Now for this week's letter:
Let's talk about football players and BMI.
When the topic of body mass index, or BMI, comes up, one of the first responses is usually someone pointing out that some very obviously muscular and fit people -- like football players -- are considered obese* by BMI measurements.
And thus, the argument goes, BMI is a problem because it classifies people who are healthy as unhealthy, so it's inaccurate. It's also the source of a lot of what mainstream discomfort exists around BMI.
If you're fussed about BMI miscategorizing people, you're right. What you're wrong about is why.
In our culture, not only have we decided that some people are inherently "healthy" or "unhealthy," we've decided that some people are inherently high status or low status.
In this case, these dynamics are connected.
Science and facts aside, we've decided that athletes are inherently both healthy and high status, and fat people are inherently both unhealthy and low status.
When a measure of so-called health like the BMI is applied to an inherently high status and healthy person like a football player, it "incorrectly" miscategorizes them as low status, which is what feels uncomfortable.
A weapon meant to keep low status people low is suddenly being used against someone of high status and that feels bad, man, real bad.
This is a good opportunity to step back and consider why we consider certain people high status/low status, healthy/unhealthy in the first place.
Football players and other athletes are subject to all sorts of injuries and long-term body damage, yet they're considered inherently healthy.

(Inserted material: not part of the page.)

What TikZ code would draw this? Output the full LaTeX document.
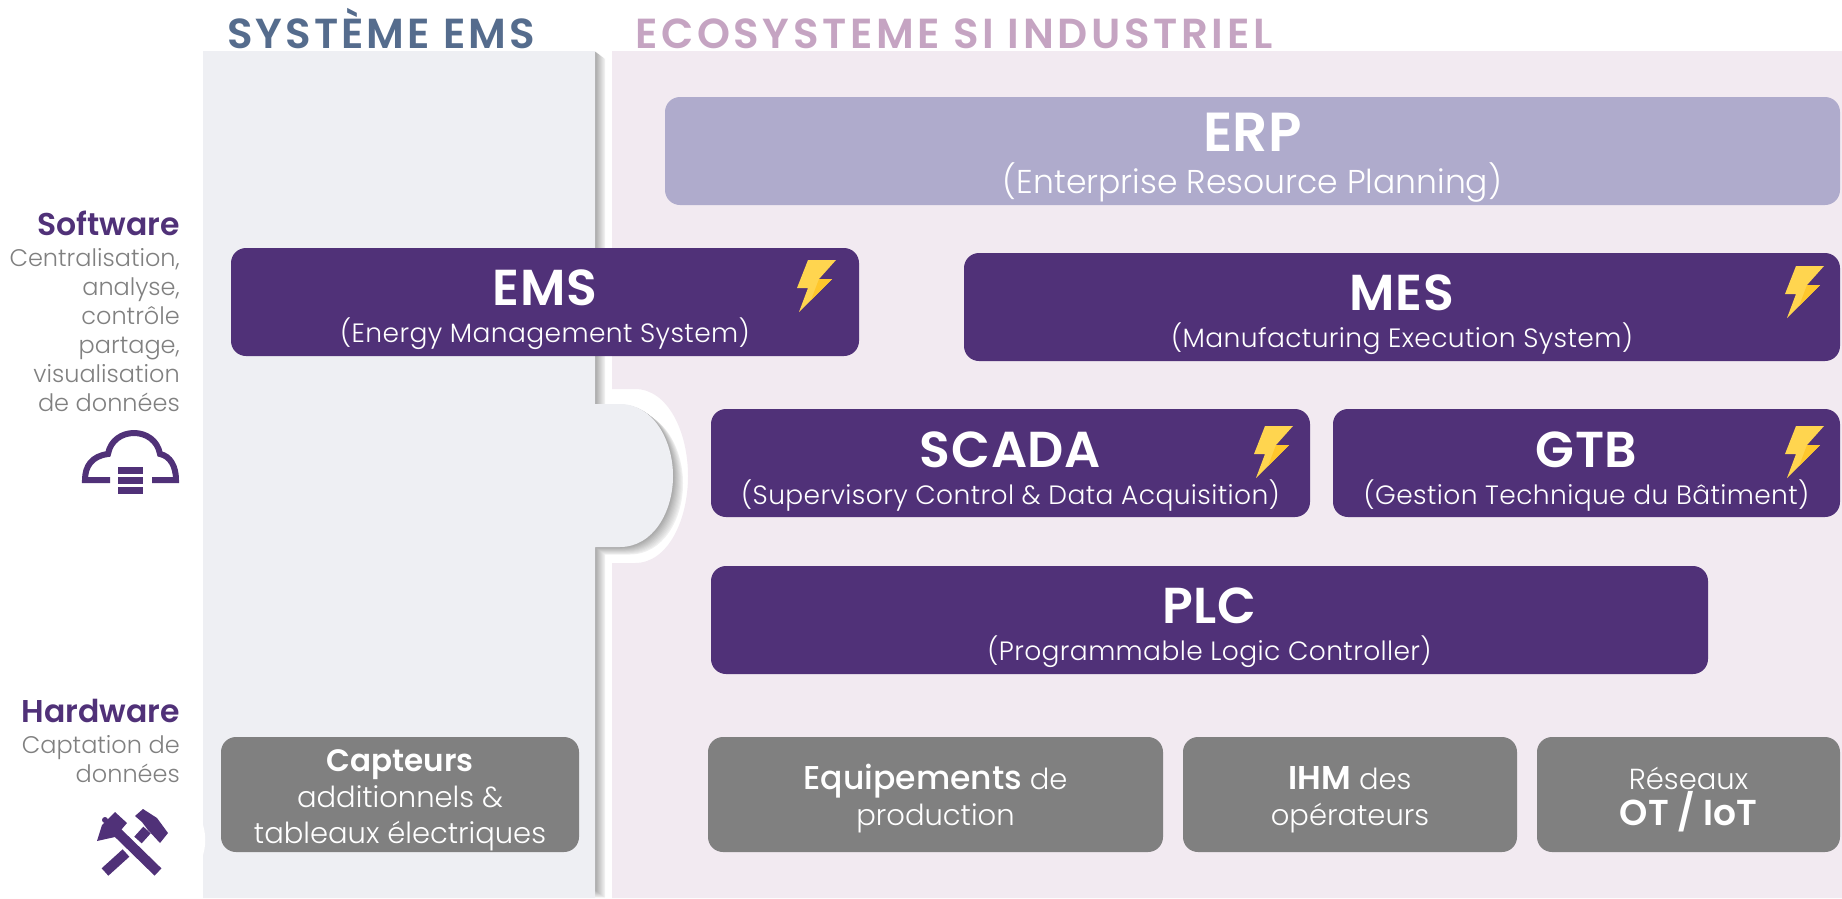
\documentclass[tikz,border=0pt]{standalone}
\usepackage{fontspec}
\setmainfont{Poppins Light}[BoldFont={Poppins SemiBold}]
\newfontface\mediumface{Poppins Medium}
\usepackage{tikz}

\definecolor{emspurple}{HTML}{503178}
\definecolor{erplilac}{HTML}{AFABCC}
\definecolor{boxgrey}{HTML}{808080}
\definecolor{leftpanel}{HTML}{EEEFF3}
\definecolor{rightpanel}{HTML}{F2EAF1}
\definecolor{headblue}{HTML}{556C8D}
\definecolor{headpink}{HTML}{C5A4C2}
\definecolor{boltlight}{HTML}{FFD54F}
\definecolor{boltdark}{HTML}{FFC72C}

\newcommand{\bigname}[2][50.5]{{\fontsize{#1}{37}\selectfont\bfseries\rule{0pt}{52pt}#2}}
\newcommand{\sidename}[1]{\textcolor{emspurple}{\fontsize{31.5}{29}\selectfont\bfseries #1}}
\newcommand{\hardtop}{\rule{0pt}{33pt}}

\tikzset{
    layerbox/.style={rounded corners=15, inner sep=0, text=white, align=center,
        minimum height=108, font=\fontsize{26.5}{37}\selectfont\addfontfeature{LetterSpace=1.5}},
    darkbox/.style={layerbox, fill=emspurple},
    erpbox/.style={layerbox, fill=erplilac, font=\fontsize{33}{41.5}\selectfont},
    hardbox/.style={rounded corners=15, inner sep=0, text=white, align=center, fill=boxgrey,
        font=\fontsize{29}{36}\selectfont, minimum height=115},
    sidetext/.style={anchor=north east, inner sep=0, align=right, text=boxgrey,
        font=\fontsize{24}{29}\selectfont},
    headtext/.style={anchor=base west, inner sep=0,
        font=\fontsize{42}{42}\selectfont\bfseries\addfontfeature{LetterSpace=7.3}},
    bolt/.pic={
        \fill[boltlight] (11,0) -- (39,0) -- (22,19) -- (35,19) -- (2,52) -- (11,28) -- (0,28) -- cycle;
        \fill[boltdark] (22,19) -- (35,19) -- (14,40) -- (19,27) -- cycle;
    }
}

\begin{document}
\begin{tikzpicture}[x=1pt, y=-1pt]
    \useasboundingbox (0,0) rectangle (1842,898);

    % Right panel, with its notch
    \fill[rightpanel] (612,51) -- (1842,51) -- (1842,898) -- (612,898) -- (612,563) -- (635,563)
        .. controls (668,563) and (688,520) .. (688,476)
        .. controls (688,432) and (668,389) .. (635,389) -- (612,389) -- cycle;

    % Shadow of the left panel
    \foreach \i in {10,...,1}
        \fill[black!\the\numexpr 36-3*\i\relax!white, shift={(\i,0.75*\i)}] (203,51) -- (595,51) -- (595,404) -- (620,404)
            .. controls (653,404) and (673,440) .. (673,476)
            .. controls (673,512) and (653,547) .. (620,547) -- (595,547) -- (595,890) -- (203,890) -- cycle;

    % Left panel
    \fill[leftpanel] (203,51) -- (595,51) -- (595,404) -- (620,404)
        .. controls (653,404) and (673,440) .. (673,476)
        .. controls (673,512) and (653,547) .. (620,547) -- (595,547) -- (595,898) -- (203,898) -- cycle;
    \fill[white] (203,825) .. controls (206,835) and (206,845) .. (203,855) -- cycle;

    % Column titles
    \node[headtext, text=headblue] (systemtitle) at (227,48) {SYSTÈME EMS};
    \node[headtext, text=headpink] (ecotitle) at (635,48) {\addfontfeature{LetterSpace=8.6}ECOSYSTEME SI INDUSTRIEL};

    % Software layers
    \node[erpbox, minimum width=1175] (erp) at (1252.5,151)
        {\bigname[55]{ERP}\\(Enterprise Resource Planning)};
    \node[darkbox, minimum width=628] (ems) at (545,302)
        {\bigname{EMS}\\(Energy Management System)};
    \node[darkbox, minimum width=876] (mes) at (1402,307)
        {\bigname{MES}\\(Manufacturing Execution System)};
    \node[darkbox, minimum width=599] (scada) at (1010.5,463)
        {\bigname{SCADA}\\(Supervisory Control \& Data Acquisition)};
    \node[darkbox, minimum width=507] (gtb) at (1586.5,463)
        {\bigname{GTB}\\(Gestion Technique du Bâtiment)};
    \node[darkbox, minimum width=997] (plc) at (1209.5,620)
        {\bigname{PLC}\\(Programmable Logic Controller)};

    % Energy bolts
    \pic at (797,260) {bolt};
    \pic at (1785,266) {bolt};
    \pic at (1254,426) {bolt};
    \pic at (1785,426) {bolt};

    % Hardware layers
    \node[hardbox, minimum width=358] (capteurs) at (400,794.5)
        {\hardtop\textbf{\fontsize{31}{36}\selectfont Capteurs}\\additionnels \&\\tableaux électriques};
    \node[hardbox, minimum width=455] (equip) at (935.5,794.5)
        {\hardtop{\fontsize{33}{36}\selectfont\mediumface Equipements} de\\production};
    \node[hardbox, minimum width=334] (ihm) at (1350,794.5)
        {\hardtop\textbf{\fontsize{33}{36}\selectfont IHM} des\\opérateurs};
    \node[hardbox, minimum width=303] (reseaux) at (1688.5,794.5)
        {\hardtop Réseaux\\\textbf{\fontsize{36}{36}\selectfont OT / IoT}};

    % Side labels
    \node[sidetext] (softlabel) at (180,211)
        {\sidename{Software}\\[2pt]Centralisation,\\analyse,\\contrôle\\partage,\\visualisation\\de données};
    \node[sidetext] (hardlabel) at (180,699)
        {\sidename{Hardware}\\[2pt]Captation de\\données};

    % Cloud icon
    \draw[emspurple, line width=6] (110,480) -- (85,480)
        .. controls (85,466) and (92,456) .. (108,454)
        .. controls (113,426) and (155,426) .. (160,454)
        .. controls (170,456) and (176,466) .. (176,480) -- (152,480);
    \foreach \y in {467,477,487}
        \fill[emspurple] (118,\y) rectangle (143,\y+7);

    % Hammers icon
    \draw[emspurple, line width=10] (117,832) -- (158,872);
    \draw[emspurple, line width=10] (147,830) -- (138,840);
    \draw[emspurple, line width=10] (126,853) -- (105,872);
    \fill[emspurple] (97,841) -- (102,825) -- (115,812) -- (127,823) -- (115,837) -- cycle;
    \fill[emspurple] (105,820) circle (3);
    \fill[emspurple] (135,816) -- (143,809) -- (157,818) -- (168,833) -- (160,843) -- (148,830) -- (142,822) -- cycle;
\end{tikzpicture}
\end{document}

There's no particular science that proves that fat people are inherently unhealthy, yet we are considered low status.
Living in a fat body is correlated with elevated risk for certain health conditions, but we don't actually know yet whether that's due to the fatness of the body, or the stigma and discrimination that body is subjected to.
However, we know for certain that the ravages of athletics on bodies are caused by the athletics. Athletes can stop doing the things that cause damage to their bodies, but we don't have a way to make fat people not fat in the long term. And yet it's only the low status people who are expected to somehow change themselves and stop being low status.
*Like many fat activists, I consider the o-words (overweight and obese) to be slurs and don't generally use them, but am using the term here to reflect how these bigoted terms are used in medical contexts.